═══ INFORMATION SHOWN ═══

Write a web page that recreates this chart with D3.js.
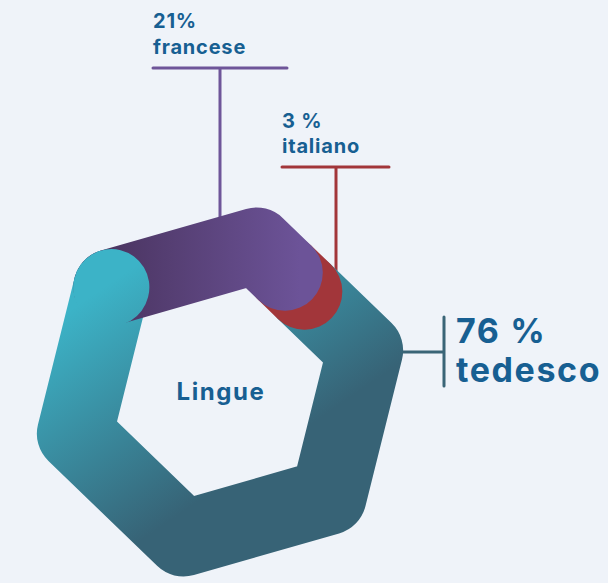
<!DOCTYPE html>
<html>
<head>
<meta charset="utf-8">
<script src="https://cdn.jsdelivr.net/npm/d3@7"></script>
<style>
  html, body { margin: 0; padding: 0; background: #eff3f9; }
  svg { display: block; font-family: "Inter", "Roboto", sans-serif; }
</style>
</head>
<body>
<svg id="chart" width="608" height="583"></svg>
<script>
// data, in drawing order clockwise from the top-left corner
const languages = ["francese", "italiano", "tedesco"];
const shares = [21, 3, 76];
const shareLabels = ["21%", "3 %", "76 %"];

const colors = {
    francese: "url(#grad-purple)",
    italiano: "#a2363a",
    tedesco: "url(#grad-teal)"
};
const lineColors = { francese: "#6e5599", italiano: "#a2363a", tedesco: "#3a6577" };

const svg = d3.select("#chart");
const cx = 220, cy = 392, R = 151, ringWidth = 76;
const startAngle = 224; // degrees, screen coords

// hexagon corners, first one repeated at the end
const corners = d3.range(7).map(i => {
    const a = (startAngle + i * 60) * Math.PI / 180;
    return [cx + R * Math.cos(a), cy + R * Math.sin(a)];
});
const perimeter = 6 * R;
const pos = d3.scaleLinear().domain([0, d3.sum(shares)]).range([0, perimeter]);

function pointAt(s) {
    const k = Math.min(5, Math.floor(s / R));
    const f = (s - k * R) / R;
    const a = corners[k], b = corners[k + 1];
    return [a[0] + (b[0] - a[0]) * f, a[1] + (b[1] - a[1]) * f];
}

function hexPart(s0, s1) {
    const pts = [pointAt(s0)];
    for (let k = 1; k < 6; k++) {
        if (k * R > s0 && k * R < s1) pts.push(corners[k]);
    }
    pts.push(pointAt(s1));
    return pts;
}

const defs = svg.append("defs");
const gt = defs.append("linearGradient").attr("id", "grad-teal")
    .attr("gradientUnits", "userSpaceOnUse")
    .attr("x1", 85).attr("y1", 300).attr("x2", 215).attr("y2", 490);
gt.append("stop").attr("offset", 0).attr("stop-color", "#3cb3c7");
gt.append("stop").attr("offset", 1).attr("stop-color", "#376376");
const gp = defs.append("linearGradient").attr("id", "grad-purple")
    .attr("gradientUnits", "userSpaceOnUse")
    .attr("x1", 105).attr("y1", 0).attr("x2", 300).attr("y2", 0);
gp.append("stop").attr("offset", 0).attr("stop-color", "#4a3460");
gp.append("stop").attr("offset", 1).attr("stop-color", "#6c5398");

const ends = d3.cumsum(shares);
const segs = languages.map((name, i) => ({
    name, value: shares[i], label: shareLabels[i],
    s0: pos(ends[i] - shares[i]), s1: pos(ends[i])
}));

// leader lines (behind the ring)
const leaders = {
    francese: { x: 220, y: 68, x0: 153, x1: 287, down: 230 },
    italiano: { x: 336, y: 167, x0: 282, x1: 389, down: 280 }
};
const lg = svg.append("g");
Object.entries(leaders).forEach(([name, l]) => {
    lg.append("line").attr("x1", l.x0).attr("x2", l.x1).attr("y1", l.y).attr("y2", l.y)
        .attr("stroke", lineColors[name]).attr("stroke-width", 3).attr("stroke-linecap", "round");
    lg.append("line").attr("x1", l.x).attr("x2", l.x).attr("y1", l.y).attr("y2", l.down)
        .attr("stroke", lineColors[name]).attr("stroke-width", 3);
});
lg.append("line").attr("x1", 390).attr("x2", 444).attr("y1", 352).attr("y2", 352)
    .attr("stroke", lineColors.tedesco).attr("stroke-width", 3);
lg.append("line").attr("x1", 444).attr("x2", 444).attr("y1", 317).attr("y2", 386)
    .attr("stroke", lineColors.tedesco).attr("stroke-width", 3).attr("stroke-linecap", "round");

const line = d3.line();
const ring = svg.append("g")
    .attr("fill", "none")
    .attr("stroke-width", ringWidth)
    .attr("stroke-linejoin", "round")
    .attr("stroke-linecap", "round");

const byName = Object.fromEntries(segs.map(d => [d.name, d]));
["tedesco", "italiano", "francese"].forEach(name => {
    const d = byName[name];
    ring.append("path").attr("d", line(hexPart(d.s0, d.s1))).attr("stroke", colors[name]);
});
// the teal end cap sits on top of the purple start
const t = byName.tedesco;
ring.append("path").attr("d", line(hexPart(t.s1 - 1, t.s1))).attr("stroke", colors.tedesco);

// texts
const textColor = "#175f92";
const tg = svg.append("g").attr("fill", textColor).attr("font-weight", 700);
tg.append("text").attr("x", 153).attr("y", 28).attr("font-size", 20).attr("letter-spacing", 0.8).text(byName.francese.label);
tg.append("text").attr("x", 153).attr("y", 54).attr("font-size", 20).attr("letter-spacing", 0.8).text("francese");
tg.append("text").attr("x", 282).attr("y", 128).attr("font-size", 20).attr("letter-spacing", 0.8).text(byName.italiano.label);
tg.append("text").attr("x", 282).attr("y", 153).attr("font-size", 20).attr("letter-spacing", 0.8).text("italiano");
tg.append("text").attr("x", 456).attr("y", 343).attr("font-size", 34).attr("letter-spacing", 1.6).text(byName.tedesco.label);
tg.append("text").attr("x", 456).attr("y", 382).attr("font-size", 34).attr("letter-spacing", 1.6).text("tedesco");
tg.append("text").attr("x", 221).attr("y", 400).attr("font-size", 24).attr("letter-spacing", 1.6)
    .attr("text-anchor", "middle").text("Lingue");
</script>
</body>
</html>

═══

PROBLEM TO WORK ON. Copy each line in full and exactly, omitting any picture.

SOLVED EXERCISE.
Write a web page that recreates this chart with D3.js.
<!DOCTYPE html>
<html>
<head>
<meta charset="utf-8">
<script src="https://cdn.jsdelivr.net/npm/d3@7"></script>
<style>
  html, body { margin: 0; padding: 0; background: #eff3f9; }
  svg { display: block; font-family: "Inter", "Roboto", sans-serif; }
</style>
</head>
<body>
<svg id="chart" width="608" height="583"></svg>
<script>
// data, in drawing order clockwise from the top-left corner
const languages = ["francese", "italiano", "tedesco"];
const shares = [21, 3, 76];
const shareLabels = ["21%", "3 %", "76 %"];

const colors = {
    francese: "url(#grad-purple)",
    italiano: "#a2363a",
    tedesco: "url(#grad-teal)"
};
const lineColors = { francese: "#6e5599", italiano: "#a2363a", tedesco: "#3a6577" };

const svg = d3.select("#chart");
const cx = 220, cy = 392, R = 151, ringWidth = 76;
const startAngle = 224; // degrees, screen coords

// hexagon corners, first one repeated at the end
const corners = d3.range(7).map(i => {
    const a = (startAngle + i * 60) * Math.PI / 180;
    return [cx + R * Math.cos(a), cy + R * Math.sin(a)];
});
const perimeter = 6 * R;
const pos = d3.scaleLinear().domain([0, d3.sum(shares)]).range([0, perimeter]);

function pointAt(s) {
    const k = Math.min(5, Math.floor(s / R));
    const f = (s - k * R) / R;
    const a = corners[k], b = corners[k + 1];
    return [a[0] + (b[0] - a[0]) * f, a[1] + (b[1] - a[1]) * f];
}

function hexPart(s0, s1) {
    const pts = [pointAt(s0)];
    for (let k = 1; k < 6; k++) {
        if (k * R > s0 && k * R < s1) pts.push(corners[k]);
    }
    pts.push(pointAt(s1));
    return pts;
}

const defs = svg.append("defs");
const gt = defs.append("linearGradient").attr("id", "grad-teal")
    .attr("gradientUnits", "userSpaceOnUse")
    .attr("x1", 85).attr("y1", 300).attr("x2", 215).attr("y2", 490);
gt.append("stop").attr("offset", 0).attr("stop-color", "#3cb3c7");
gt.append("stop").attr("offset", 1).attr("stop-color", "#376376");
const gp = defs.append("linearGradient").attr("id", "grad-purple")
    .attr("gradientUnits", "userSpaceOnUse")
    .attr("x1", 105).attr("y1", 0).attr("x2", 300).attr("y2", 0);
gp.append("stop").attr("offset", 0).attr("stop-color", "#4a3460");
gp.append("stop").attr("offset", 1).attr("stop-color", "#6c5398");

const ends = d3.cumsum(shares);
const segs = languages.map((name, i) => ({
    name, value: shares[i], label: shareLabels[i],
    s0: pos(ends[i] - shares[i]), s1: pos(ends[i])
}));

// leader lines (behind the ring)
const leaders = {
    francese: { x: 220, y: 68, x0: 153, x1: 287, down: 230 },
    italiano: { x: 336, y: 167, x0: 282, x1: 389, down: 280 }
};
const lg = svg.append("g");
Object.entries(leaders).forEach(([name, l]) => {
    lg.append("line").attr("x1", l.x0).attr("x2", l.x1).attr("y1", l.y).attr("y2", l.y)
        .attr("stroke", lineColors[name]).attr("stroke-width", 3).attr("stroke-linecap", "round");
    lg.append("line").attr("x1", l.x).attr("x2", l.x).attr("y1", l.y).attr("y2", l.down)
        .attr("stroke", lineColors[name]).attr("stroke-width", 3);
});
lg.append("line").attr("x1", 390).attr("x2", 444).attr("y1", 352).attr("y2", 352)
    .attr("stroke", lineColors.tedesco).attr("stroke-width", 3);
lg.append("line").attr("x1", 444).attr("x2", 444).attr("y1", 317).attr("y2", 386)
    .attr("stroke", lineColors.tedesco).attr("stroke-width", 3).attr("stroke-linecap", "round");

const line = d3.line();
const ring = svg.append("g")
    .attr("fill", "none")
    .attr("stroke-width", ringWidth)
    .attr("stroke-linejoin", "round")
    .attr("stroke-linecap", "round");

const byName = Object.fromEntries(segs.map(d => [d.name, d]));
["tedesco", "italiano", "francese"].forEach(name => {
    const d = byName[name];
    ring.append("path").attr("d", line(hexPart(d.s0, d.s1))).attr("stroke", colors[name]);
});
// the teal end cap sits on top of the purple start
const t = byName.tedesco;
ring.append("path").attr("d", line(hexPart(t.s1 - 1, t.s1))).attr("stroke", colors.tedesco);

// texts
const textColor = "#175f92";
const tg = svg.append("g").attr("fill", textColor).attr("font-weight", 700);
tg.append("text").attr("x", 153).attr("y", 28).attr("font-size", 20).attr("letter-spacing", 0.8).text(byName.francese.label);
tg.append("text").attr("x", 153).attr("y", 54).attr("font-size", 20).attr("letter-spacing", 0.8).text("francese");
tg.append("text").attr("x", 282).attr("y", 128).attr("font-size", 20).attr("letter-spacing", 0.8).text(byName.italiano.label);
tg.append("text").attr("x", 282).attr("y", 153).attr("font-size", 20).attr("letter-spacing", 0.8).text("italiano");
tg.append("text").attr("x", 456).attr("y", 343).attr("font-size", 34).attr("letter-spacing", 1.6).text(byName.tedesco.label);
tg.append("text").attr("x", 456).attr("y", 382).attr("font-size", 34).attr("letter-spacing", 1.6).text("tedesco");
tg.append("text").attr("x", 221).attr("y", 400).attr("font-size", 24).attr("letter-spacing", 1.6)
    .attr("text-anchor", "middle").text("Lingue");
</script>
</body>
</html>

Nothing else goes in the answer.